What to work on. Start at the line holding "Reproduce this chart with matplotlib.", stop at the line holding "bar_h = 0.6", and repeat those lines exactly, both ends included; skip the pictures.

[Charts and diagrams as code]
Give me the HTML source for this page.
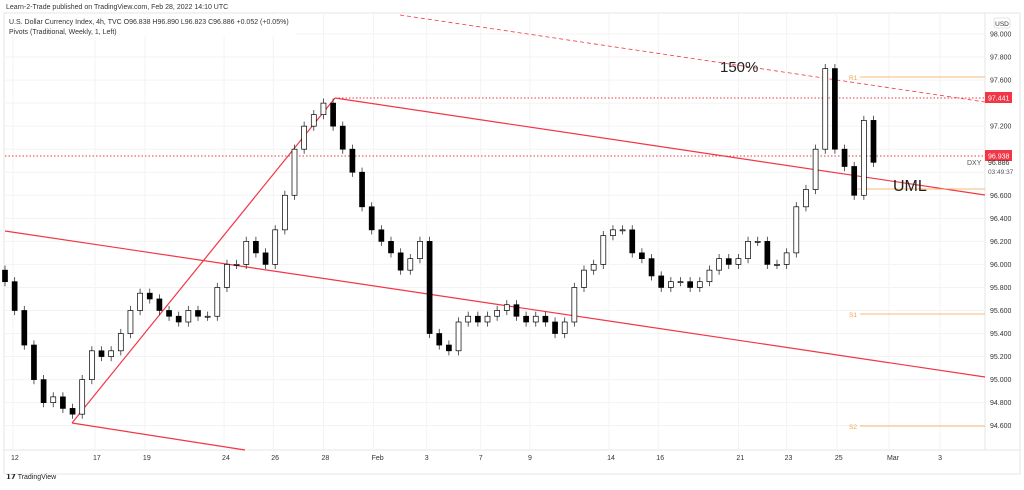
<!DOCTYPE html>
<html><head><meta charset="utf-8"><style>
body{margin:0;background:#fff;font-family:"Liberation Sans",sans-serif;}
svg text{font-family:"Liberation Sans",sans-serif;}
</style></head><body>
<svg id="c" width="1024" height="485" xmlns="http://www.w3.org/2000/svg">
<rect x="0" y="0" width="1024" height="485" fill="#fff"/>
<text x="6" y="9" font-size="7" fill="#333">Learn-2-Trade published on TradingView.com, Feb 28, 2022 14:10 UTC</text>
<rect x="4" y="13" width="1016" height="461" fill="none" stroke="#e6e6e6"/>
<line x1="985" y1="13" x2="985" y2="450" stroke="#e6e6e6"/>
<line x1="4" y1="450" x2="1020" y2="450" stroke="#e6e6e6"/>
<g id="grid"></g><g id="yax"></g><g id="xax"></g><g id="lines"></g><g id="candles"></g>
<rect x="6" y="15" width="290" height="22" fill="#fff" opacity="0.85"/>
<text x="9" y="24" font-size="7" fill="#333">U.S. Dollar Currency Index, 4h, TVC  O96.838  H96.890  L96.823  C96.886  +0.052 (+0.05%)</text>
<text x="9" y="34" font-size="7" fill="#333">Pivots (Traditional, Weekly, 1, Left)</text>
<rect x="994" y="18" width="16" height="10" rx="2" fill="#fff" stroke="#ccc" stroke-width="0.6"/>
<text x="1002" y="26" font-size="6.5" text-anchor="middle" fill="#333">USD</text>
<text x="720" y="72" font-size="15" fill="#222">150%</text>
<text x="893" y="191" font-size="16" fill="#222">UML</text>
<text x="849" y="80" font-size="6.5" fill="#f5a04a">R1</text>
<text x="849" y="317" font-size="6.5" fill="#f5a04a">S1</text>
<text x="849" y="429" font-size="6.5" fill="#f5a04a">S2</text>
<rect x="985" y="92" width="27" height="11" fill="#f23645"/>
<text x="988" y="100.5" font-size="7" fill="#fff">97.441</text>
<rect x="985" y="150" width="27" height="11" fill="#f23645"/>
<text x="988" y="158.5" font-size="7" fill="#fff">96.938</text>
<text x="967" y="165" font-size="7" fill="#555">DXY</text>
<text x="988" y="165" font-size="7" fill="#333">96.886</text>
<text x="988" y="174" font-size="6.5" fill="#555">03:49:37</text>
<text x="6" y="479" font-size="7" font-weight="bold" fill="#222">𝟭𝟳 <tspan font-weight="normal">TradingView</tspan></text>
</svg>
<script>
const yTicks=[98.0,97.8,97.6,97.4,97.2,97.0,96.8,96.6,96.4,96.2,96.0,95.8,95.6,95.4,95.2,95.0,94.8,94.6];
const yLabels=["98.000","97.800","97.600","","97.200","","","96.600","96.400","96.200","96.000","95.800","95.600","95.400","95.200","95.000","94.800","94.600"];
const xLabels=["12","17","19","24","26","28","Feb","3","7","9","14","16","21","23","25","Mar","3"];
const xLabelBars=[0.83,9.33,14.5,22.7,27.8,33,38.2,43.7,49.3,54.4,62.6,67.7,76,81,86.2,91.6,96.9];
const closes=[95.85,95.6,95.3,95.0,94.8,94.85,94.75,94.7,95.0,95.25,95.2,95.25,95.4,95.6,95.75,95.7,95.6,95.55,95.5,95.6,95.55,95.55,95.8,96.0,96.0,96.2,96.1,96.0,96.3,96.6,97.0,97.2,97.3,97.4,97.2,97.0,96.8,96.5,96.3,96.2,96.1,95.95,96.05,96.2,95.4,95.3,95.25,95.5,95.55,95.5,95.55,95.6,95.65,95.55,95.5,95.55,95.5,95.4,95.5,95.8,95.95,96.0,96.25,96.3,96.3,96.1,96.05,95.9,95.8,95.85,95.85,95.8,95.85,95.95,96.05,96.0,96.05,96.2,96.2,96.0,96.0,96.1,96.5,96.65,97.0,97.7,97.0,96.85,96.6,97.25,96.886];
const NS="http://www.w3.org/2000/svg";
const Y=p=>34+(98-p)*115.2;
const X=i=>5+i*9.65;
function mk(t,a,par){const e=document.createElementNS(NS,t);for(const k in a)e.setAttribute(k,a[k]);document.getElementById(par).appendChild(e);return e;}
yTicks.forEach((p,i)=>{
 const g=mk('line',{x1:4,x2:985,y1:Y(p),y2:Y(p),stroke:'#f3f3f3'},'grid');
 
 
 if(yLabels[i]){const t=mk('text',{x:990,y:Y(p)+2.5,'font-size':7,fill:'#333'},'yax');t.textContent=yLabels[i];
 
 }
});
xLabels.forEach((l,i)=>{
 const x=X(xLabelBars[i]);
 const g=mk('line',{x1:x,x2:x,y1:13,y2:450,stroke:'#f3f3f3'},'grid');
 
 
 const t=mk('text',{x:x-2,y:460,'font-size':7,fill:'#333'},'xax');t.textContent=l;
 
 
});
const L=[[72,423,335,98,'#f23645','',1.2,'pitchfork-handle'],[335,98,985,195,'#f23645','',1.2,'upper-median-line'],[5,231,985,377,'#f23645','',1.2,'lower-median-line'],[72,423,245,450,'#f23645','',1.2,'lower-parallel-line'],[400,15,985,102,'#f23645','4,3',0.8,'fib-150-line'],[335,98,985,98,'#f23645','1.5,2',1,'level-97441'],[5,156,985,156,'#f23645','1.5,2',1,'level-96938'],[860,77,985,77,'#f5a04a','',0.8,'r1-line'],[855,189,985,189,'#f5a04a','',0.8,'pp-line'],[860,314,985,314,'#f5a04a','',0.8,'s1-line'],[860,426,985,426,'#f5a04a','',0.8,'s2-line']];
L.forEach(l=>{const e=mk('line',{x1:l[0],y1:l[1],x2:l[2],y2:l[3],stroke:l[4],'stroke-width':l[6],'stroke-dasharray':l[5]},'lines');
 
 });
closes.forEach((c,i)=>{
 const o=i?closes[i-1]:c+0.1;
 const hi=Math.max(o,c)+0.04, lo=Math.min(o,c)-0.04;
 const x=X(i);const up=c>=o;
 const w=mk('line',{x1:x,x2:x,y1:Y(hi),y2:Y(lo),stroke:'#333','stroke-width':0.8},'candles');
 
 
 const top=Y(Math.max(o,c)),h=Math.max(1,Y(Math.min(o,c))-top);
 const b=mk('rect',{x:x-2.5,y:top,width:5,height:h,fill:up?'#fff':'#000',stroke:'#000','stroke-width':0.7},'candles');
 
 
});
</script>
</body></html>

==

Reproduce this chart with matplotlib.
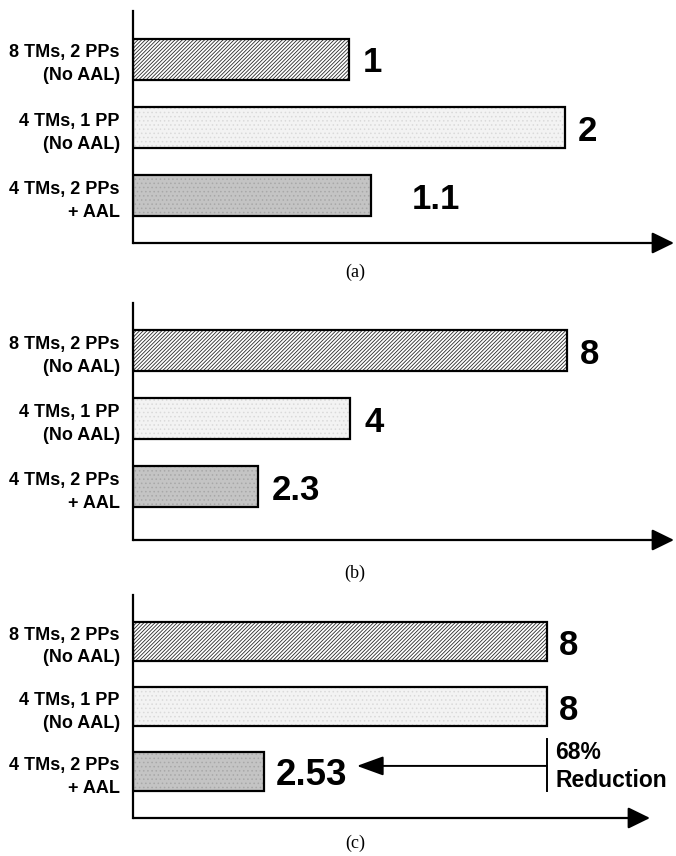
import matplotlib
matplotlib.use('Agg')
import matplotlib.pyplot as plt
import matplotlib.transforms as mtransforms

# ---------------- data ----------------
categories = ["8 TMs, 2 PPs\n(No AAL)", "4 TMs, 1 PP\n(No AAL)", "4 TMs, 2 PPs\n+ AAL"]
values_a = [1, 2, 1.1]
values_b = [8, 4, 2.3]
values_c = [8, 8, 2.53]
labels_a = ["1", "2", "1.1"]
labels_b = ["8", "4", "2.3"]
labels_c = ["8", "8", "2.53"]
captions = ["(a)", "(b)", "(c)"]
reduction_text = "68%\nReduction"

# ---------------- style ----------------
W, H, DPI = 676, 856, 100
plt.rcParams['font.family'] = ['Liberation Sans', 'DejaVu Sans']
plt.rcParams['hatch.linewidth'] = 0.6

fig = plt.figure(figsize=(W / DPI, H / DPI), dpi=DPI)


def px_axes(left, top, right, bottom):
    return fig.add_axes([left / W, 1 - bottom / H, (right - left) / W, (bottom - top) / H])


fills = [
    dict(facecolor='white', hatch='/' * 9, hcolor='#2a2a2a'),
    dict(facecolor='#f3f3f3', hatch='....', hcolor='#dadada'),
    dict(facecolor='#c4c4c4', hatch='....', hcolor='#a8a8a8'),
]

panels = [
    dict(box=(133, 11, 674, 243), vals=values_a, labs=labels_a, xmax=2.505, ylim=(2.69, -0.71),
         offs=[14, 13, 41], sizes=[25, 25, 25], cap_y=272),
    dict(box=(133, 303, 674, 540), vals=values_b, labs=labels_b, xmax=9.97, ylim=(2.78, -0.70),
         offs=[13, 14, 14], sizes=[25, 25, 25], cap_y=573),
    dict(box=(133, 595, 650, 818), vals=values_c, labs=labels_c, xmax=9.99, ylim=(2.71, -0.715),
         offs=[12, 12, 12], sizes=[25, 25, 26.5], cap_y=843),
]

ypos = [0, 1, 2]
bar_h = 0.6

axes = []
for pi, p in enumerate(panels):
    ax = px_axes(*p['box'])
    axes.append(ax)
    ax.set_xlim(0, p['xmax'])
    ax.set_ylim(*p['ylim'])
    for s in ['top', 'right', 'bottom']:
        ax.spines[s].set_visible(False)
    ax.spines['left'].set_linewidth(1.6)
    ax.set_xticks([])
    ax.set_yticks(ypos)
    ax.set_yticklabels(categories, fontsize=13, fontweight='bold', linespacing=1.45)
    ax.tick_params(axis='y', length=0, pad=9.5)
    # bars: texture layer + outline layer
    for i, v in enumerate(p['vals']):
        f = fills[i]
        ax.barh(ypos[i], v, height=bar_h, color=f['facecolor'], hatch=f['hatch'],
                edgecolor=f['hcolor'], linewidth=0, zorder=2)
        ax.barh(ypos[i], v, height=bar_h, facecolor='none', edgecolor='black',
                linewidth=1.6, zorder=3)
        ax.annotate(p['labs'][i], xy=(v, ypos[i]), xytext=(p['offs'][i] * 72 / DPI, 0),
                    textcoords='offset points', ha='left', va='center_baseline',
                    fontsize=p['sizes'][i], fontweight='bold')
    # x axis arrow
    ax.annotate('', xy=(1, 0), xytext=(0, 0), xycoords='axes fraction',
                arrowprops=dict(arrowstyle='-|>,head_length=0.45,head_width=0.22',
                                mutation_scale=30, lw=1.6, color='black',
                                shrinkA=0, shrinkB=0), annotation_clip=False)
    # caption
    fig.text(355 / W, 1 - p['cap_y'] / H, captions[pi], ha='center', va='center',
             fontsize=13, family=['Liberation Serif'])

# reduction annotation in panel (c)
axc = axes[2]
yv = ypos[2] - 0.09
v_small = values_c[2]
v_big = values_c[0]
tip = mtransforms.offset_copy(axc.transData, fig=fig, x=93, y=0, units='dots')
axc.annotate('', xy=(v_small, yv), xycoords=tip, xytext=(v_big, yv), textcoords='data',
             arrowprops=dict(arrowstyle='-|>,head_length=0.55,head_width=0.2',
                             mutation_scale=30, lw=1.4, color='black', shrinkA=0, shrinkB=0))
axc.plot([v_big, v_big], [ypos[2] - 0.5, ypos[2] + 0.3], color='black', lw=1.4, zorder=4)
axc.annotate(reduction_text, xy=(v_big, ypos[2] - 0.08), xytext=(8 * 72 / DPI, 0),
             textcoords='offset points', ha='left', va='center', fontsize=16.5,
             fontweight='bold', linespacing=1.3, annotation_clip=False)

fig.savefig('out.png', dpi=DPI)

The output.
Reproduce this chart with matplotlib.
import matplotlib
matplotlib.use('Agg')
import matplotlib.pyplot as plt
import matplotlib.transforms as mtransforms

# ---------------- data ----------------
categories = ["8 TMs, 2 PPs\n(No AAL)", "4 TMs, 1 PP\n(No AAL)", "4 TMs, 2 PPs\n+ AAL"]
values_a = [1, 2, 1.1]
values_b = [8, 4, 2.3]
values_c = [8, 8, 2.53]
labels_a = ["1", "2", "1.1"]
labels_b = ["8", "4", "2.3"]
labels_c = ["8", "8", "2.53"]
captions = ["(a)", "(b)", "(c)"]
reduction_text = "68%\nReduction"

# ---------------- style ----------------
W, H, DPI = 676, 856, 100
plt.rcParams['font.family'] = ['Liberation Sans', 'DejaVu Sans']
plt.rcParams['hatch.linewidth'] = 0.6

fig = plt.figure(figsize=(W / DPI, H / DPI), dpi=DPI)


def px_axes(left, top, right, bottom):
    return fig.add_axes([left / W, 1 - bottom / H, (right - left) / W, (bottom - top) / H])


fills = [
    dict(facecolor='white', hatch='/' * 9, hcolor='#2a2a2a'),
    dict(facecolor='#f3f3f3', hatch='....', hcolor='#dadada'),
    dict(facecolor='#c4c4c4', hatch='....', hcolor='#a8a8a8'),
]

panels = [
    dict(box=(133, 11, 674, 243), vals=values_a, labs=labels_a, xmax=2.505, ylim=(2.69, -0.71),
         offs=[14, 13, 41], sizes=[25, 25, 25], cap_y=272),
    dict(box=(133, 303, 674, 540), vals=values_b, labs=labels_b, xmax=9.97, ylim=(2.78, -0.70),
         offs=[13, 14, 14], sizes=[25, 25, 25], cap_y=573),
    dict(box=(133, 595, 650, 818), vals=values_c, labs=labels_c, xmax=9.99, ylim=(2.71, -0.715),
         offs=[12, 12, 12], sizes=[25, 25, 26.5], cap_y=843),
]

ypos = [0, 1, 2]
bar_h = 0.6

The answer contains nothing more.